Secara teknis jika counter rekaman dimulai saat benturan terjadi, tampak bus Primajasa NoPol B-7655-TGD sebenarnya sudah berusaha membuang kemudi kearah kiri bermaksud menghindar namun karena justru Daihatsu Gran Max yang bergerak ke kanan.
"Maka benturan langsung terjadi di bagian depan sebelah Kiri Bus pada Counter 00.00, satu detik kemudian pada Counter 00.01 tampak Minibus sudah dalam posisi (maaf) tergencet alias terhimpit badan bus dengan Pagar pembatas jalan Tol.
Baca juga: Soal Kecelakaan di Tol Japek, Gran Max Tak Terlihat Mengerem hingga Ngebut dan Muatan Berlebih
Kondisi inilah yg memang membuat fatalistik pada kecelakaan tersebut karena posisi bus dan minibus berada pada ruang yang sempit dan terbatas pagar Jalan Tol," kata Roy Suryo dalam keterangan tertulis, Rabu (10/4/2024).
"Di detik tersebutkan, saya berani simpulkan bahwa karena saking cepat dan kerasnya benturan, maka pada Counter ke 00.02 badan bus sempat terlihat beberapa kali "melompat" dan mulai timbul percikan api," katanya.
Bahkan pada Counter ke 00.03 alias hanya 3 dtk pasca benturan pertama, Bus Primajasa sudah meninggalkan Minibus Daihatsu GrandMax pada posisi terbakar dan tergeletak dipagar pembatas jalan Tol.
"Saat itulah juga terjadi tabrakan susulan antara Daihatsu Terios dengan Bus dan disusul Travel Isuzu Elf menabrak Terios, namun bisa lepas dari rangkaian kecelakaan utama," katanya.
Disini dapat diambil hipotesis sementara bahwa proses kecelakaan Fatal di Km 58 tsb hanya terjadi mulai counter 00.00 hingga 00.03, kemudian jika panjang Bus Primajasa ini -termasuk Bus Besar- adalah kurang lebih 12 meter sehingga proses tertabrak mulai dari awal hingga berakhir sudah dalam posisi minibus terbakar tidak sampai 3 detik saja dan posisi badan Minibus sudah melewati Panjang bus sejauh 12 meter.
"Seandainya durasi 3 detik ini dikonversikan kedalam hitungan per detik, maka dalam 1 detik, "kecepatan" tabrakannya saja masih 4 meter/detik," katanya.

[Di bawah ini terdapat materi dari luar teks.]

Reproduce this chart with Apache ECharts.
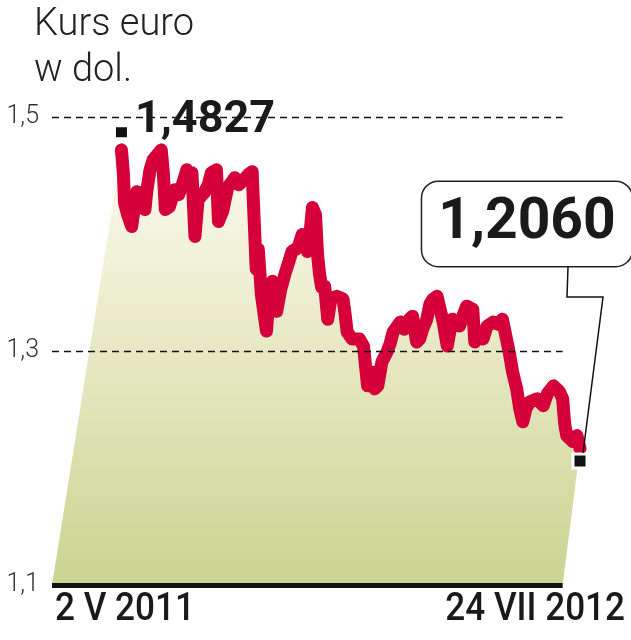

Padahal sering kita mengkonversikan Berapa m/dtk kalau melihat posisi Speedometer kendaraan yakni misalnya melaju dgn 50 km/jam itu artinya berjalan sejauh 833m/menit atau sekitar 13.8m/detik.
"Kalau 100km/jam menjadi dua kali lipatnya, alias sekitar 27.7m/detik," katanya.
Namun, kata dia yang harus diingat ini adalah "kecepatan bebas kendaraan" dan bukan kecepatan kendaraan saat setelah tabrakan atau menghantam hambatan tertentu yg akan sangat mereduksi kecepatan laju kendaraan tersebut.
"Uji fatalistik dan waktu tabrak semacam ini biasanya jika dalam sebuah Manufaktur kendaraan disebut dengan "Impact-Test" yang bisa melihat seberapa fatal efeknya bilamana kendaraan mengalami benturan, namun biasanya yg dilihat adalah Besar kerusakannya dan bukan Waktu tabrak yang terjadi," katanya.